Nonetheless, in the last 30 years change has been rapid: the Spanish are fully part of new Europe; they are interested in new modes of eating, new dishes, new lifestyles. Many Spanish kitchens now boast Maldon Salt and Parmesan cheese as status symbols, and magazines offer Spanish takes on Chinese cooking and low-fat recipes for modern Spanish mothers. Although there has been a rush to industrialize food production-TV commercials advertising ready made paellas, for example, are no longer seen as subversive-there has been a parallel growth in Spanish pride in quality products and a determination to safeguard their unique Iberian heritage. Perhaps more than any other country in Europe, the Spanish have one foot in their unique culinary past, one in the global present. The future of Spanish food, cooking, and traditions, remains an open and intriguing question.
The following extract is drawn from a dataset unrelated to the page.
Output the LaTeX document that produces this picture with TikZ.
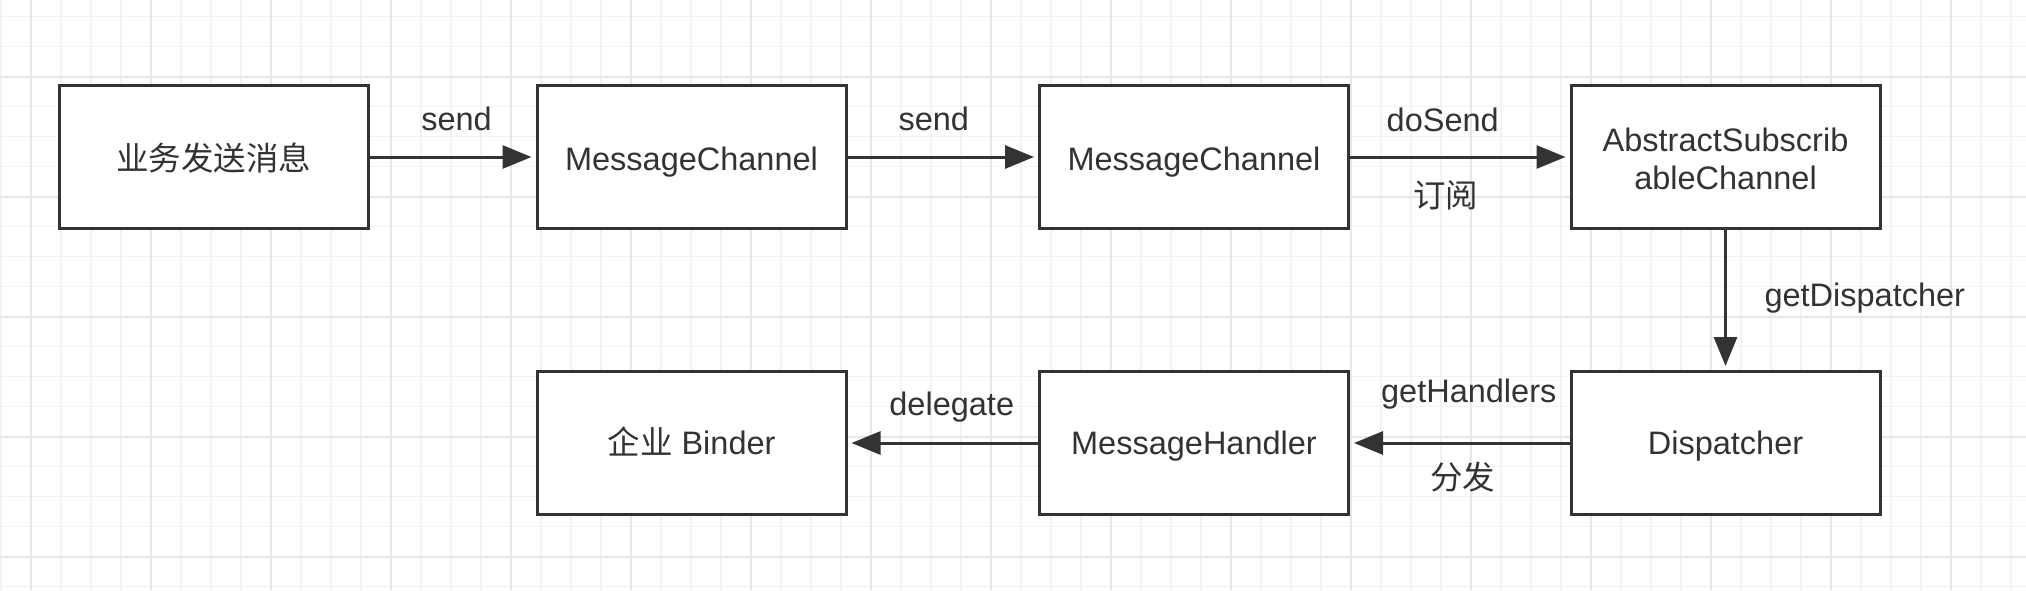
\documentclass[tikz,border=0pt]{standalone}
\usepackage{fontspec}
\setmainfont{Liberation Sans}
\newfontfamily\cjk{Noto Sans CJK SC}
\usetikzlibrary{arrows.meta}
\definecolor{ink}{HTML}{333333}
\definecolor{gridminor}{HTML}{F2F2F2}
\definecolor{gridmajor}{HTML}{E7E7E7}
\tikzset{
  box/.style={draw=ink, line width=3pt, fill=white, rectangle, inner sep=0pt,
    minimum width=309pt, minimum height=143pt, text=ink,
    font=\fontsize{32.5}{37.3}\selectfont, text height=23pt, text depth=0pt},
  toprow/.style={text height=26pt},
  twoline/.style={align=center, text height=64pt, text depth=0pt},
  arr/.style={draw=ink, line width=3pt, -{Triangle[length=29pt,width=23pt]}, shorten >=4pt},
  lbl/.style={text=ink, inner sep=0pt, font=\fontsize{32.5}{37.3}\selectfont, anchor=base},
}
\begin{document}
\begin{tikzpicture}[x=1pt,y=-1pt]
\useasboundingbox (0,0) rectangle (2026,590);
\fill[white] (0,0) rectangle (2026,590);
% grid
\foreach \i in {0,...,67} { \draw[gridminor, line width=1.5pt] ({1+30*\i},0) -- ({1+30*\i},590); }
\foreach \j in {0,...,19} { \draw[gridminor, line width=1.5pt] (0,{16.7+30*\j}) -- (2026,{16.7+30*\j}); }
\foreach \i in {0,...,16} { \draw[gridmajor, line width=2pt] ({31+120*\i},0) -- ({31+120*\i},590); }
\foreach \j in {0,...,4} { \draw[gridmajor, line width=2pt] (0,{76.7+120*\j}) -- (2026,{76.7+120*\j}); }
% boxes
\node[box, toprow] (b1) at (213.5,157) {{\cjk 业务发送消息}};
\node[box, toprow] (b2) at (691.5,157) {MessageChannel};
\node[box, toprow] (b3) at (1194,157) {MessageChannel};
\node[box, twoline] (b4) at (1725.5,157) {AbstractSubscrib\\ableChannel};
\node[box] (b5) at (691.5,443) {{\cjk 企业} Binder};
\node[box] (b6) at (1194,443) {MessageHandler};
\node[box] (b7) at (1725.5,443) {Dispatcher};
% connectors
\draw[arr] (b1.east) -- node[lbl, xshift=4pt, yshift=27pt] (l1) {send} (b2.west);
\draw[arr] (b2.east) -- node[lbl, xshift=-9pt, yshift=27pt] (l2) {send} (b3.west);
\draw[arr] (b3.east) -- node[lbl, xshift=-17pt, yshift=26pt] (l3) {doSend}
                        node[lbl, xshift=-14pt, yshift=-50pt] (l4) {\cjk 订阅} (b4.west);
\draw[arr] (b4.south) -- node[lbl, anchor=base west, xshift=37.5pt, yshift=-6pt] (l5) {getDispatcher} (b7.north);
\draw[arr] (b7.west) -- node[lbl, xshift=9pt, yshift=41pt] (l6) {getHandlers}
                        node[lbl, xshift=3pt, yshift=-46pt] (l7) {\cjk 分发} (b6.east);
\draw[arr] (b6.west) -- node[lbl, xshift=9pt, yshift=28pt] (l8) {delegate} (b5.east);
\end{tikzpicture}
\end{document}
The book will be divided into 17 chapters, each highlighting a different ingredient or ingredients from a different region of Spain. These introductory narratives will tell the story of each ingredient in terms of culture, history, cultivation, traditions, location, context, and so on, and above all bring the products to life by talking to the producers themselves in situ. Each essay will then be followed by a selection of five recipes using the product.
The ingredients have been selected so they represent a cross-section of Spanish produce: some familiar, others less so, some expected, some surprising, some artisan, some larger-scale, and so on.